Il rispetto delle normative deve essere monitorato e vincolante
Le norme che disciplinano le locazioni brevi servono a poco se non ci sono adeguati controlli. Inoltre, È opportuno definire sanzioni pecuniarie per i soggetti inadempienti, ma anche per le piattaforme complici delle violazioni.
Gli host professionisti devono pagare le stesse imposte previste per gli hotel
Le leggi fiscali devono essere riformate in modo da prevedere che gli host professionisti siano soggetti agli identici livelli di tassazione previsti per gli hotel (IVA, imposte sui redditi, tasse e contributi sul lavoro, imposta di soggiorno, etc,) e contrastare l’evasione fiscale da parte di host e piattaforme.

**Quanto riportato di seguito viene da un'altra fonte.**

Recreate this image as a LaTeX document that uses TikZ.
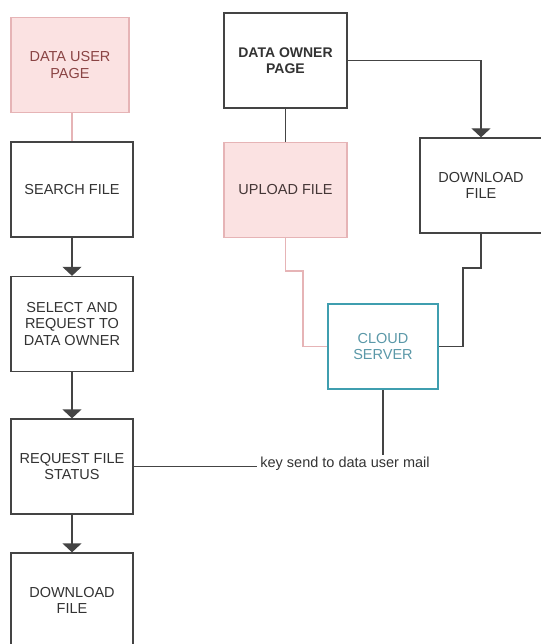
\documentclass[tikz,border=0pt]{standalone}
\usepackage{fontspec}
\setmainfont{Liberation Sans}
\usetikzlibrary{arrows.meta}
\definecolor{pinkfill}{HTML}{FBE2E2}
\definecolor{pinkline}{HTML}{E6B4B6}
\definecolor{pinktext}{HTML}{8A4444}
\definecolor{teal}{HTML}{3F9EAF}
\definecolor{tealtext}{HTML}{5A98A8}
\definecolor{boxline}{HTML}{444444}
\definecolor{boxtext}{HTML}{333333}
\begin{document}
\begin{tikzpicture}[x=1pt,y=-1pt,
    stepbox/.style={draw=boxline,line width=1.3pt,fill=white,minimum width=122pt,minimum height=95pt,
        align=center,text=boxtext,font=\fontsize{14.5}{16.5}\selectfont,inner sep=0pt},
    pinkbox/.style={stepbox,draw=pinkline,fill=pinkfill},
    cloudbox/.style={stepbox,draw=teal,line width=2pt,minimum width=110pt,minimum height=85pt,text=tealtext},
    link/.style={draw=boxline,line width=1.3pt},
    pinklink/.style={draw=pinkline,line width=1.8pt},
    arr/.style={link,-{Triangle[width=19pt,length=9pt]}}]
    \useasboundingbox (0,0) rectangle (540,644);
    % data user side (left column)
    \node[pinkbox,minimum width=118pt,text=pinktext] (user) at (70,65) {DATA USER\\PAGE};
    \node[stepbox] (search) at (72,189.5) {SEARCH FILE};
    \node[stepbox] (select) at (72,324) {SELECT AND\\REQUEST TO\\DATA OWNER};
    \node[stepbox] (request) at (72,466.5) {REQUEST FILE\\STATUS};
    \node[stepbox] (userdl) at (72,600.5) {DOWNLOAD\\FILE};
    % data owner side
    \node[stepbox,minimum width=123pt,font=\fontsize{14}{16.5}\selectfont\bfseries] (owner) at (285.5,60.5) {DATA OWNER\\PAGE};
    \node[pinkbox,minimum width=123pt,text=boxtext!80!pinktext] (upload) at (285.5,190) {UPLOAD FILE};
    \node[stepbox] (download) at (481,185.5) {DOWNLOAD\\FILE};
    \node[cloudbox] (cloud) at (383,346.5) {CLOUD\\SERVER};
    \node[text=boxtext,font=\fontsize{14.5}{16.5}\selectfont,inner xsep=3pt,inner ysep=2pt] (key) at (345,464) {key send to data user mail};
    \coordinate (pinkbend) at (303,271);
    \coordinate (dlbend) at (463,268);

    % edges
    \draw[pinklink] (user.south -| search.north) -- (search.north);
    \draw[arr] (search.south) -- (select.north);
    \draw[arr] (select.south) -- (request.north);
    \draw[arr] (request.south) -- (userdl.north);
    \draw[link] (owner.south) -- (upload.north);
    \draw[arr] (owner.east) -| (download.north);
    \draw[pinklink] (upload.south) |- (pinkbend) |- (cloud.west);
    \draw[link] (download.south) |- (dlbend) |- (cloud.east);
    \draw[link] (cloud.south) -- (key.north -| cloud.south);
    \draw[link] (request.east) -- (request.east -| key.west);
\end{tikzpicture}
\end{document}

Le piattaforme devono condividere i dati e riscuotere le imposte
I sette principi di cui sopra costituiscono la base per controllare i peggiori eccessi riscontrabili nel settore degli affitti a breve termine. Tuttavia, per una reale efficacia, la legge deve obbligare le piattaforme a condividere i dati in loro possesso con le autorità e a rimuovere annunci e utenti non conformi. Per semplificare la riscossione delle imposte ed estirpare l’evasione fiscale dilagante in questo settore, le piattaforme devono riscuotere le imposte per conto dei locatori e fornire informazioni al fisco.
Per approfondire potete scaricare:
Turismo e shadow economy – edizione settembre 2018 a cura di Federalberghi
Buongiorno Dott. Nucara,
detto che opero nel settore dell’extra-alberghiero classico (insomma b&b e affittacamere per intenderci) e non in quello della locazione breve o locazione turistica che dir si voglia, mi sento di dover fare alcune osservazioni su quanto da Lei riportato.
Naturalmente i miei commenti sono basati sull’esperienza italiana e romana in particolare, visto che all’estero vigono leggi diverse.
Premetto una cosa: sono solo 5 anni che sono nel settore, prima ero piuttosto un frequentatore di alberghi con quasi un centinaio di pernottamenti all’anno.
1) Inizio con il dire che attaccarsi alla questione della supposta evasione fiscale è sbagliato. Si tratta di una questione che attiene il singolo individuo e non una categoria nel suo complesso visto che spesso fenomeni di evasione ed elusione vengono riscontrati anche nel settore alberghiero. Per un certo periodo ho lavorato in una società di consulenza di direzione ed una pratica che veniva spesso suggerita agli alberghi era quella di pagare commissioni o imprecisati servizi a società appositamente costituite in qualche paese dove il fisco era meno pesante. Magari oggi i controlli incrociati rendono questa pratica meno facile, ma tant’è.
2) In secondo luogo il deflagrare del fenomeno delle locazioni brevi è stato anche conseguenza della guerra che il settore alberghiero ha fatto all’extra-alberghiero classico e che, qualche anno fa, ha portato all’emanazione di normative assurdamente restrittive e complesse, spesso poi bocciate dai TAR, e che hanno fatto riscoprire l’esistenza del contratto di locazione breve. A Roma b&b e affittacamere hanno circa 30000 posti letto contro i 100000 degli alberghi, e questo in una città dove, in certi periodi dell’anno, trovare un posto per dormire è impresa titanica, Le pare forse che fosse il caso di fare una tale guerra?
3) Il fenomeno delle locazioni brevi è strettamente legato ad Airbnb. Altre piattaforme non avevano avuto lo stesso successo. Non si tratta solo di facilità di utilizzo ma anche del fatto che Airbnb ha veicolato un concetto “di moda” ossia quello della sharing economy. Ma è, appunto, una moda. Considerando che nelle città, di queste si parla nel suo articolo, la gran parte dei viaggiatori per turismo sono coppie che stanno 2-3-4 giorni, la scelta dell’appartamento come luogo di soggiorno è contraria al concetto stesso di prendersi una pausa rispetto al quotidiano. Se lo fanno è perché gli viene veicolato uno stile di vita, quello Airbnb appunto, che è fuffa allo stato puro. Non crede che piuttoso che appellarsi a regolamenti e restrizioni sia molto meglio trasmettere ai potenziali ospiti il concetto che in albergo si troveranno meglio perché ci sarà qualcuno che si prenderà cura di loro? Nel mio piccolo è ciò che cerco di fare.